Description: If this report is true, it could be the oldest “documented” UFO crash. Through local contacts I was put in touch with a gentleman (referred to as Mr. H.) who is a retired pilot and “treasure hunter” and resides in Dillon, MT. He knew the curator (Everett Johnson) of a museum in Dillon, MT. The curator is now deceased. Mr. H. obtained a diary of a gentleman named Tom Melton who managed the “Knotts Stage Station” south of Dillon in 1870. The diary was obtained to ascertain leads to potential locations of precious metals. An entry was made to the diary on August 14, 1870 where Mr. Melton said that a space craft crashed in a mountain valley south of Dillon. Apparently metallic debris can still be found at the alleged crash site. A site visit will be made when the weather becomes warmer. I hope to obtain some metallic samples and have them analyzed. Other data will be collected.
A Note of Interest: Apparently Mr. H. contacted a retired NASA employee that he knew in Idaho. A few days later he got a call from NASA. NASA was most interested in finding out the location of the crash. Mr. H. would not disclose the location. He received a total of 4 calls from NASA in one day. He didn’t answer the phone on the last 3 calls. Unfortunately the diary has been lost. Mr. H. stated that his wife threw away some his papers after his recent divorce. The papers included the diary.
Updated Information – March 2, 2013: A local geology student who is attending the University of Montana, Dillon Campus visited the site on March 2, 2013. He lives next door to Mr. H and obtained directions to the site. Subsequent to his site visit he called me as he got my name from Mr. H. He took several photos of the site (see above slide show). He was quite emphatic that there was nothing unusual about this site. He said that the site was a volcanic crater (termed volcanic caldera). He found and collected volcanic rock, orange lava, meteorite rocks, quartz and mining tailings at the site. There was no evidence of any crash debris. However, he thought that a few meteorite rocks could be at the site. Perhaps the “space craft” sighting could have been a meteor? The geology student does not plan to have any samples that he collected analyzed.

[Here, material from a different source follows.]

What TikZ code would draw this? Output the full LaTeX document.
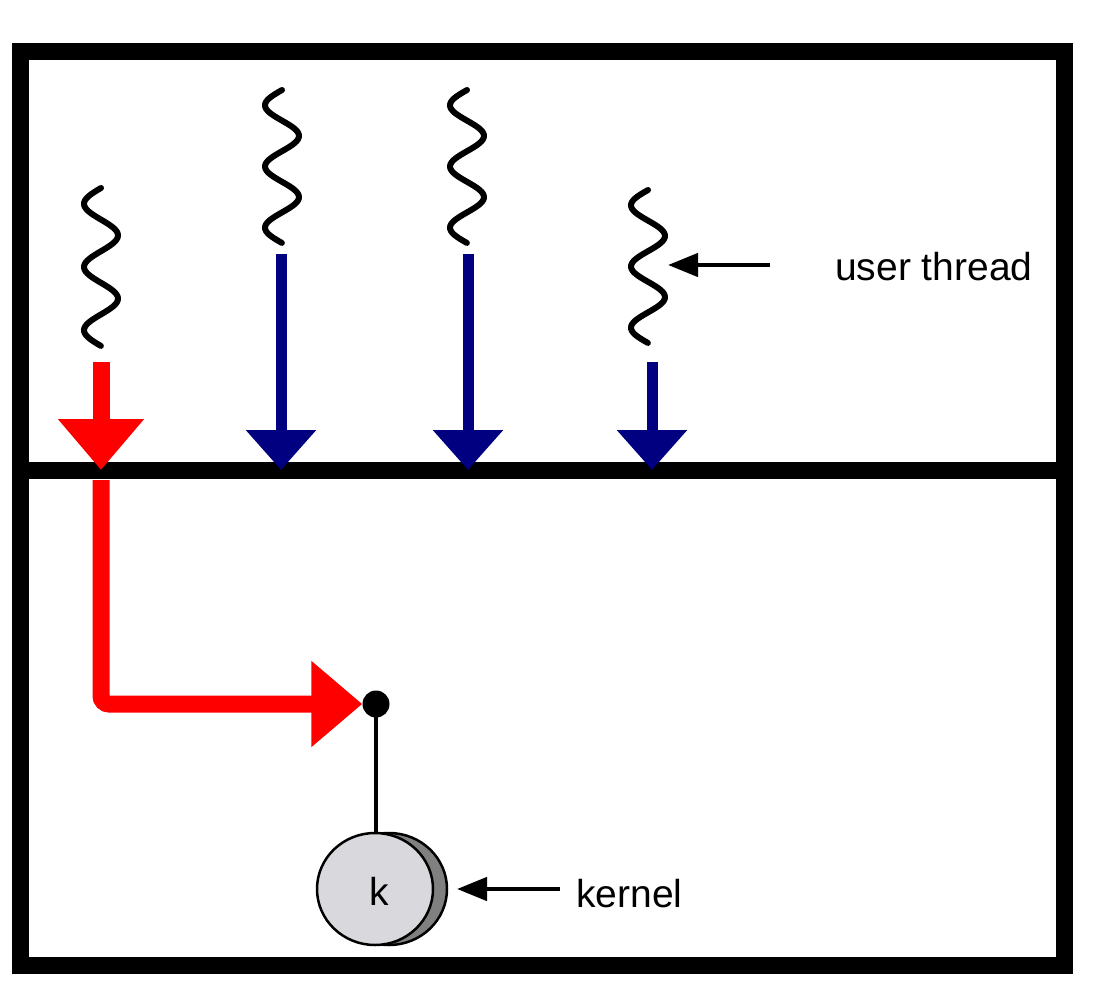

Updated Information – April 11, 2013: Recently Joan Bird provided a sample of “alleged” crash debris at the above site. A few tests have been conducted on this sample. Also the sample has been sent to a mineralogist who will use a scanning electron microscope (SEM) to determine the elemental composition of the sample. I did some preliminary analysis on the sample before sending it to the analyst. So far I have determined the following properties of the sample:
1. Not magnetic.
2. Does attract magnets (so is metallic) – nothing surprising here.
3. Does not conduct electricity.
4. Part of something that was manufactured.
5. Appears to have sustained damage due to heat and/or pressure.
6. Is not radioactive.
7. Density = 6,582 Kilograms/cubic meter
(This is less than Iron which has a density of 7,850 Kilograms/cubic meter)
(This is greater than Titanium which has a density of 4,500 Kilograms/cubic meter)
Sample is likely a metallic alloy. The composition of the alloy will be determined when SEM analysis is complete.
Updated Information – April 17, 2013:The Scanning Electron Microscope (SEM) analysis has been received. The results of the analysis can be viewed at:
The analyst stated that the sample WAS NOT an unusual metallic alloy and did not recommend an isotopic ratio analysis.
Updated Information – April 18, 2013: A search of iron or ferrous Alloys shows that an iron and manganese (or tungsten) alloy is used in tool steel. This is suggestive that the fragment could be a piece from a mining tool. (The area has been mined and mine tailings have been found at the site.)